Of course, if you are foolish enough to listen to the left-leaning MSM organ Newsweek regarding Congressional powers, which, in turn, relies on quotes from a prominent Never Trump Republican and a Democrat partisan activist, then you certainly will believe their left-wing propaganda.

However, Newsweek is, quite simply, totally wrong. There is nothing unconstitutional or illegal or even ridiculous with the House of Representatives exercising its’ inherent contempt powers on Merrick Garland.  As the Congressional Research Service (CRS), the bipartisan policy experts that do research for the U.S. Congress, has written:

Congress has three formal methods by which it can combat non-compliance with a duly issued subpoena.  First, the long-dormant inherent contempt power permits Congress to rely on its own constitutional authority to detain and imprison a contemnor until the individual complies with congressional demands.  Because the contemnor is generally released once the terms of the subpoena are met, inherent contempt serves the purpose of encouraging compliance with a congressional directive… Congress’s inherent contempt power is not specifically granted by the Constitution but is considered necessary to investigate and legislate effectively.  The validity of the inherent contempt power was upheld in the early Supreme Court decision in Anderson v. Dunn and reiterated in McGrain v. Daugherty.  Under the inherent contempt power the individual is brought before the House or Senate by the Sergeant-at-Arms, tried at the bar of the body, and can be imprisoned or detained in the Capitol or perhaps elsewhere.

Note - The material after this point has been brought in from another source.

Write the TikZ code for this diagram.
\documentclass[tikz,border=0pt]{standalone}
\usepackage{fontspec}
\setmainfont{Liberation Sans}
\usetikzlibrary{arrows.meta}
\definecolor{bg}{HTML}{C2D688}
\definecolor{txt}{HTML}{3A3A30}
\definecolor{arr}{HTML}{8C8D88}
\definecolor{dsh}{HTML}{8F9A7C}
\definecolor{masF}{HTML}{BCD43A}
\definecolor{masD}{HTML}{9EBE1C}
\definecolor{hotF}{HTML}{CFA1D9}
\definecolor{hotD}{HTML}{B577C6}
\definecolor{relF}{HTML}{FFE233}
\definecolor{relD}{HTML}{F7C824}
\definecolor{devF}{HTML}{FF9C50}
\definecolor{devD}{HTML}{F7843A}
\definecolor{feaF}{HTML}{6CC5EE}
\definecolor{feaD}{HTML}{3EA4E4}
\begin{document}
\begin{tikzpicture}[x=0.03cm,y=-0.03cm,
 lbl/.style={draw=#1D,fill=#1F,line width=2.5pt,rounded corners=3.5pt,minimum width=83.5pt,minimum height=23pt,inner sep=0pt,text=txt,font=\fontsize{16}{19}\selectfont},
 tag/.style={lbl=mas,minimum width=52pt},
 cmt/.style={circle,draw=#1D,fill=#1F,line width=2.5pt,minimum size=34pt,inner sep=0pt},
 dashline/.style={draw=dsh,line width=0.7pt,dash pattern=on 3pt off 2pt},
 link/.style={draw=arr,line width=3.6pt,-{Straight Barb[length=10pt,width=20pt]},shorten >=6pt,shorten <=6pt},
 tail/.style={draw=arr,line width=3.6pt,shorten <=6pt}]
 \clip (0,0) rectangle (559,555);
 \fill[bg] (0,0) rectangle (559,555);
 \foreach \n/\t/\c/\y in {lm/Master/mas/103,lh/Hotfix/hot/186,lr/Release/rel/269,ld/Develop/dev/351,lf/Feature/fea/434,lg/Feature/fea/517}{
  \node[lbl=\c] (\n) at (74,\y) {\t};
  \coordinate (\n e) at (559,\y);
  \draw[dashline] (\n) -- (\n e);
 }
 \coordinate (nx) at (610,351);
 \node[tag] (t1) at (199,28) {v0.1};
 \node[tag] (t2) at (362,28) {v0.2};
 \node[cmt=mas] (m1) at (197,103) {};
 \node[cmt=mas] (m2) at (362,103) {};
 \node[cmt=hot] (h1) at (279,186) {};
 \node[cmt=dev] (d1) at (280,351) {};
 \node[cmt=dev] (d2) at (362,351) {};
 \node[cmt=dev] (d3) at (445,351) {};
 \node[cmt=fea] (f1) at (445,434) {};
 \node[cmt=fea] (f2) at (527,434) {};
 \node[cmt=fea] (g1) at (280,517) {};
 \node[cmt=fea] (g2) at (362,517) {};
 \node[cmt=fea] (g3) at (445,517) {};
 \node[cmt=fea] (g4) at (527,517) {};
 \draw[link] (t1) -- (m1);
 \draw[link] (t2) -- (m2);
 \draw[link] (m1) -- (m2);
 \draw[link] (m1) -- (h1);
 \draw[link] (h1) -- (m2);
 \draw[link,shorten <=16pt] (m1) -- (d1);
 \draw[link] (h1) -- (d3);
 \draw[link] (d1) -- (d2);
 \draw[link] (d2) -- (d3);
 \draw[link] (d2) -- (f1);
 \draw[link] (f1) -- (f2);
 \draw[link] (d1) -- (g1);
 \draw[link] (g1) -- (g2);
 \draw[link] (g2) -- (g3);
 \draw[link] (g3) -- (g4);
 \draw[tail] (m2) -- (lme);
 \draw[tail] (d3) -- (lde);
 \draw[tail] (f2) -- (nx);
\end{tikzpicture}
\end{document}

Further, CRS gave an example of how inherent contempt works, coming from Anderson v. Dunn.

In 1818, a Member of the House of Representatives accused Anderson, a non-Member, of trying to bribe him…  The House adopted a resolution pursuant to which the Speaker ordered the Sergeant-at-Arms to arrest Anderson and bring him before the bar of the House (to answer the charge).  When Anderson appeared, the Speaker informed him why he had been brought before the House and asked if he had any requests for assistance in answering the charge.  Anderson stated his requests, and the House granted him counsel, compulsory process for defense witnesses, and a copy, of the accusatory letter.  Anderson called his witnesses; the House heard and questioned them and him.  It then passed a resolution finding him guilty of contempt and directing the Speaker to reprimand him and then to discharge him from custody.  The pattern was thereby established of attachment by the Sergeant-at-Arms; appearance before the bar; provision for specification of charges, identification of the accuser, compulsory process, counsel, and a hearing; determination of guilt; imposition of penalty.

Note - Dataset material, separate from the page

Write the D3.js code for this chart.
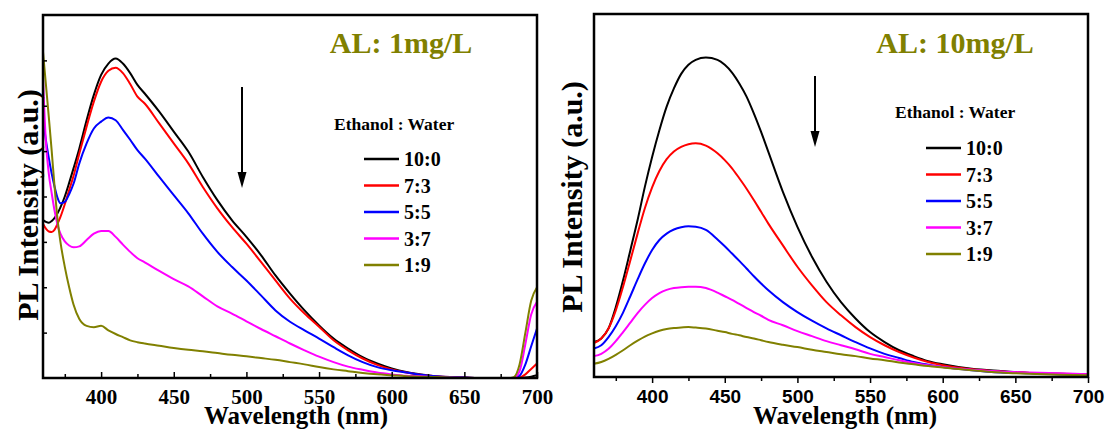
<!DOCTYPE html>
<html>
<head>
<meta charset="utf-8">
<script src="https://cdnjs.cloudflare.com/ajax/libs/d3/7.8.5/d3.min.js"></script>
<style>
    body { margin: 0; background: #fff; }
    .serif { font-family: "Liberation Serif", "Times New Roman", serif; font-weight: bold; }
    .sans { font-family: "Liberation Sans", Arial, sans-serif; font-weight: bold; }
</style>
</head>
<body>
<div id="plot"></div>
<script>
// Legend labels and colours
var ratios = ["10:0", "7:3", "5:5", "3:7", "1:9"];
var colors = ["#000000", "#ff0000", "#0000ff", "#ff00ff", "#808000"];

// Left panel (AL: 1mg/L) wavelengths and intensities (a.u.)
var waveLeft = [360, 362, 364, 366, 368, 370, 372, 375, 378, 381, 385, 390, 395, 400, 405, 410, 415, 420, 425, 430,
    440, 450, 460, 470, 480, 490, 500, 510, 520, 530, 540, 550, 560, 570, 580, 590, 600, 610, 620, 630,
    640, 650, 660, 670, 680, 684, 688, 692, 696, 700];
var left10_0 = [3.48, 3.44, 3.42, 3.46, 3.53, 3.63, 3.76, 4.0, 4.3, 4.62, 5.06, 5.68, 6.24, 6.68, 6.93, 7.04, 6.93, 6.72, 6.46, 6.27,
    5.87, 5.43, 4.99, 4.43, 3.92, 3.48, 3.11, 2.71, 2.26, 1.86, 1.49, 1.16, 0.87, 0.65, 0.46, 0.32, 0.21, 0.13, 0.08, 0.04,
    0.02, 0.01, 0, 0, 0, 0, 0, 0.01, 0.03, 0.06];
var left7_3 = [3.40, 3.29, 3.23, 3.22, 3.27, 3.4, 3.55, 3.83, 4.14, 4.45, 4.95, 5.54, 6.09, 6.53, 6.77, 6.84, 6.72, 6.48, 6.2, 6.05,
    5.61, 5.17, 4.73, 4.21, 3.74, 3.33, 2.96, 2.56, 2.15, 1.75, 1.42, 1.13, 0.83, 0.61, 0.43, 0.29, 0.19, 0.12, 0.07, 0.04,
    0.02, 0.01, 0, 0, 0, 0, 0.01, 0.08, 0.2, 0.32];
var left5_5 = [5.72, 5.24, 4.85, 4.5, 4.21, 3.97, 3.85, 3.88, 4.05, 4.28, 4.73, 5.17, 5.5, 5.65, 5.74, 5.68, 5.47, 5.25, 5.02, 4.84,
    4.43, 4.03, 3.63, 3.18, 2.78, 2.45, 2.15, 1.82, 1.49, 1.24, 1.05, 0.87, 0.68, 0.5, 0.35, 0.24, 0.17, 0.12, 0.07, 0.04,
    0.02, 0.01, 0, 0, 0, 0, 0.05, 0.3, 0.7, 1.09];
var left3_7 = [6.6, 5.2, 4.5, 4.07, 3.68, 3.38, 3.18, 3.01, 2.92, 2.88, 2.9, 3.04, 3.18, 3.24, 3.24, 3.11, 2.94, 2.78, 2.64, 2.55,
    2.36, 2.18, 2.02, 1.8, 1.58, 1.42, 1.25, 1.08, 0.92, 0.76, 0.61, 0.47, 0.35, 0.25, 0.18, 0.12, 0.08, 0.05, 0.04, 0.02,
    0.01, 0, 0, 0, 0, 0, 0.15, 0.75, 1.4, 1.68];
var left1_9 = [7.19, 6.47, 5.75, 5.0, 4.2, 3.5, 3.0, 2.45, 2.0, 1.62, 1.3, 1.15, 1.12, 1.15, 1.05, 0.97, 0.9, 0.83, 0.79, 0.76,
    0.71, 0.66, 0.62, 0.59, 0.55, 0.51, 0.48, 0.44, 0.4, 0.35, 0.3, 0.24, 0.19, 0.15, 0.11, 0.08, 0.06, 0.04, 0.03, 0.02,
    0.01, 0, 0, 0, 0, 0.02, 0.3, 1.0, 1.7, 2.0];

// Right panel (AL: 10mg/L) wavelengths and intensities (a.u.)
var waveRight = [360, 365, 370, 375, 380, 385, 390, 395, 400, 405, 410, 415, 420, 425, 430, 437, 445, 450, 455, 460,
    465, 470, 475, 480, 490, 500, 510, 520, 530, 540, 550, 560, 570, 580, 590, 600, 620, 640, 660, 680, 700];
var right10_0 = [0.77, 0.85, 1.07, 1.54, 2.13, 2.79, 3.46, 4.19, 4.85, 5.44, 5.96, 6.36, 6.68, 6.88, 6.99, 7.04, 6.99, 6.88, 6.71, 6.47,
    6.18, 5.81, 5.4, 4.96, 4.08, 3.31, 2.65, 2.1, 1.65, 1.29, 0.99, 0.77, 0.59, 0.46, 0.35, 0.28, 0.18, 0.13, 0.09, 0.07, 0.05];
var right7_3 = [0.75, 0.85, 1.07, 1.47, 1.99, 2.57, 3.16, 3.72, 4.18, 4.54, 4.8, 4.97, 5.07, 5.13, 5.15, 5.1, 4.93, 4.78, 4.6, 4.38,
    4.15, 3.9, 3.64, 3.38, 2.9, 2.43, 2.02, 1.65, 1.36, 1.1, 0.88, 0.7, 0.55, 0.43, 0.33, 0.26, 0.17, 0.12, 0.09, 0.07, 0.06];
var right5_5 = [0.63, 0.7, 0.88, 1.12, 1.42, 1.78, 2.15, 2.5, 2.8, 3.02, 3.16, 3.25, 3.3, 3.32, 3.31, 3.24, 3.03, 2.88, 2.72, 2.56,
    2.39, 2.22, 2.06, 1.91, 1.65, 1.43, 1.24, 1.07, 0.92, 0.77, 0.63, 0.51, 0.42, 0.33, 0.27, 0.22, 0.15, 0.1, 0.08, 0.06, 0.05];
var right3_7 = [0.46, 0.51, 0.62, 0.79, 0.99, 1.2, 1.41, 1.59, 1.74, 1.85, 1.92, 1.96, 1.98, 1.99, 1.99, 1.96, 1.86, 1.78, 1.7, 1.61,
    1.52, 1.43, 1.35, 1.26, 1.14, 1.01, 0.9, 0.79, 0.7, 0.61, 0.51, 0.44, 0.37, 0.31, 0.26, 0.22, 0.16, 0.12, 0.1, 0.08, 0.06];
var right1_9 = [0.29, 0.33, 0.4, 0.49, 0.59, 0.7, 0.8, 0.89, 0.96, 1.02, 1.06, 1.08, 1.09, 1.1, 1.09, 1.07, 1.02, 0.99, 0.95, 0.92,
    0.88, 0.85, 0.81, 0.77, 0.71, 0.66, 0.6, 0.55, 0.5, 0.46, 0.41, 0.37, 0.32, 0.28, 0.24, 0.21, 0.15, 0.1, 0.07, 0.05, 0.04];

// Tick values
var majorTicks = [400, 450, 500, 550, 600, 650, 700];
var minorTicks = [375, 425, 475, 525, 575, 625, 675];
var yTicks = [1, 2, 3, 4, 5, 6, 7];

var svgWidth = 1107;
var svgHeight = 432;

var svg = d3.select("#plot")
    .append("svg")
    .attr("width", svgWidth)
    .attr("height", svgHeight);

var panels = [
    {
        title: "AL: 1mg/L", waves: waveLeft, series: [left10_0, left7_3, left5_5, left3_7, left1_9],
        left: 43, right: 537, top: 15, bottom: 378, tickFont: "serif", tickDir: -1, yTicks: true,
        titleX: 401, arrowX: 242, arrowTop: 87, arrowBottom: 188,
        legX: 334, legY: 130, rowX: 364, rowY: 159, xTitleX: 296, yTitleX: 27, yTitleY: 205
    },
    {
        title: "AL: 10mg/L", waves: waveRight, series: [right10_0, right7_3, right5_5, right3_7, right1_9],
        left: 594, right: 1088, top: 14, bottom: 377, tickFont: "sans", tickDir: 1, yTicks: false,
        titleX: 955, arrowX: 815, arrowTop: 76, arrowBottom: 147,
        legX: 895, legY: 118, rowX: 926, rowY: 148, xTitleX: 845, yTitleX: 571, yTitleY: 197
    }
];

panels.forEach(function (p) {
    var x = d3.scaleLinear().domain([360, 700]).range([p.left, p.right]);
    var y = d3.scaleLinear().domain([0, 8]).range([p.bottom, p.top]);

    var g = svg.append("g");

    // Curves
    var line = d3.line()
        .x(d => x(d[0]))
        .y(d => y(d[1]))
        .curve(d3.curveMonotoneX);

    p.series.forEach(function (vals, i) {
        var pts = p.waves.map((w, j) => [w, vals[j]]);
        g.append("path")
            .datum(pts)
            .attr("d", line)
            .attr("fill", "none")
            .attr("stroke", colors[i])
            .attr("stroke-width", 2);
    });

    // Bottom axis: major ticks with labels, minor ticks without
    var major = g.append("g")
        .attr("transform", `translate(0, ${p.bottom})`)
        .call(d3.axisBottom(x).tickValues(majorTicks).tickSize(6 * p.tickDir).tickFormat(d3.format("d")));
    major.select(".domain").remove();
    major.selectAll("line").attr("stroke-width", 1.5);
    major.selectAll("text")
        .attr("class", p.tickFont)
        .attr("y", 19)
        .attr("dy", "0.35em")
        .attr("fill", "#000")
        .style("font-size", p.tickFont == "serif" ? "21px" : "19px");

    var minor = g.append("g")
        .attr("transform", `translate(0, ${p.bottom})`)
        .call(d3.axisBottom(x).tickValues(minorTicks).tickSize(4 * p.tickDir).tickFormat(""));
    minor.select(".domain").remove();
    minor.selectAll("line").attr("stroke-width", 1.5);

    // Left axis ticks (inside)
    if (p.yTicks) {
        var yAxis = g.append("g")
            .attr("transform", `translate(${p.left}, 0)`)
            .call(d3.axisLeft(y).tickValues(yTicks).tickSize(-4).tickFormat(""));
        yAxis.select(".domain").remove();
        yAxis.selectAll("line").attr("stroke-width", 1.5);
    }

    // Frame
    g.append("rect")
        .attr("x", p.left)
        .attr("y", p.top)
        .attr("width", p.right - p.left)
        .attr("height", p.bottom - p.top)
        .attr("fill", "none")
        .attr("stroke", "#000")
        .attr("stroke-width", 2.5);

    // Panel title
    g.append("text")
        .attr("class", "serif")
        .attr("x", p.titleX)
        .attr("y", 53)
        .attr("text-anchor", "middle")
        .attr("fill", "#808000")
        .style("font-size", "30px")
        .text(p.title);

    // Arrow
    g.append("line")
        .attr("x1", p.arrowX).attr("x2", p.arrowX)
        .attr("y1", p.arrowTop).attr("y2", p.arrowBottom - 10)
        .attr("stroke", "#000")
        .attr("stroke-width", 2);
    g.append("path")
        .attr("d", `M${p.arrowX - 4.5},${p.arrowBottom - 16} L${p.arrowX + 4.5},${p.arrowBottom - 16} L${p.arrowX},${p.arrowBottom} Z`)
        .attr("fill", "#000");

    // Legend
    g.append("text")
        .attr("class", "serif")
        .attr("x", p.legX)
        .attr("y", p.legY)
        .style("font-size", "17.5px")
        .text("Ethanol : Water");

    ratios.forEach(function (r, i) {
        var ry = p.rowY + i * 26.5;
        g.append("line")
            .attr("x1", p.rowX).attr("x2", p.rowX + 35)
            .attr("y1", ry).attr("y2", ry)
            .attr("stroke", colors[i])
            .attr("stroke-width", 2.5);
        g.append("text")
            .attr("class", "serif")
            .attr("x", p.rowX + 40)
            .attr("y", ry)
            .attr("dy", "0.35em")
            .style("font-size", "20px")
            .text(r);
    });

    // Axis titles
    g.append("text")
        .attr("class", "serif")
        .attr("x", p.xTitleX)
        .attr("y", 424)
        .attr("text-anchor", "middle")
        .style("font-size", "25px")
        .text("Wavelength (nm)");

    g.append("text")
        .attr("class", "serif")
        .attr("transform", `translate(${p.yTitleX}, ${p.yTitleY}) rotate(-90)`)
        .attr("text-anchor", "middle")
        .attr("dy", "0.35em")
        .style("font-size", "30px")
        .text("PL Intensity (a.u.)");
});
</script>
</body>
</html>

There is judicial review for the process of inherent contempt – the person targeted may issue a writ of habeas corpus, and the issues decided by the court would “be limited to (a) whether the House or Senate acted in a manner within its jurisdiction, and (b) whether the contempt proceedings complied with minimum due process standards.”  Importantly, inherent contempt does not require the cooperation or assistance of either the executive or judicial branches, with both the House or Senate, on their own, being able to conduct summary proceedings and cite the offender for contempt.  A limitation is that imprisonment cannot extend beyond the end of the current session of Congress.  The process has not been used since 1935 (wrong again, Newsweek).  Although the majority of the inherent contempt actions by both the House and the Senate were conducted via trial at the bar of the full body, there is historical evidence to support the notion that Congress may establish committees to handle the trial instead.  


Let’s not forget the relevant facts of this case.  Special Counsel Robert Hur interviewed President Joe Biden to question him about Biden’s possession of classified information prior to becoming President (in other words, before Biden had the power to declassify the information).  Biden had loads of classified documents, including some from his time in the U.S. Senate (as a former staffer, I have no idea how he removed these documents from the SCIF).  After this interview, Hur recommended that the Department of Justice, led by Garland, not prosecute Biden because Biden was an “elderly man with a poor memory”, and thus a jury would be unlikely to convict Biden.  After pressure was applied, the transcript was eventually released, and it was not flattering.  Attorney General Garland, however, refused to allow the DOJ to release the audio version of the interview, with the Biden administration making a neither “legally nor practically sensible” assertion of executive privilege.  

The Justice Department was later forced to reveal that the transcript was altered with various words removed and significant “clean-up” work having been done to it, which is a violation of the Presidential Records Act.  The House subpoenaed Garland, but he still refused to produce the audio, leading the House to hold him in contempt.  But the DOJ has refused to prosecute Garland for contempt, despite prosecuting and jailing Republican advisors to President Trump, like Steve Bannon and Pete Navarro, under very similar situations.  The Hur interview transcript, and the audio version of it, are very important because they are part of an official record related to an ongoing criminal investigation.  


Using inherent contempt on Garland is also a politically smart decision.  The GOP wants to have this debate about the Hur audio interview.  Garland has no constitutional or legal leg to stand on, and any objective observer is going to immediately realize he and the DOJ are just trying to protect Joe Biden, presumably from being embarrassed for being senile, although possibly to protect him from an actual criminal prosecution. 

Either way, Joe Biden has no right to bar the American voters from learning the truth.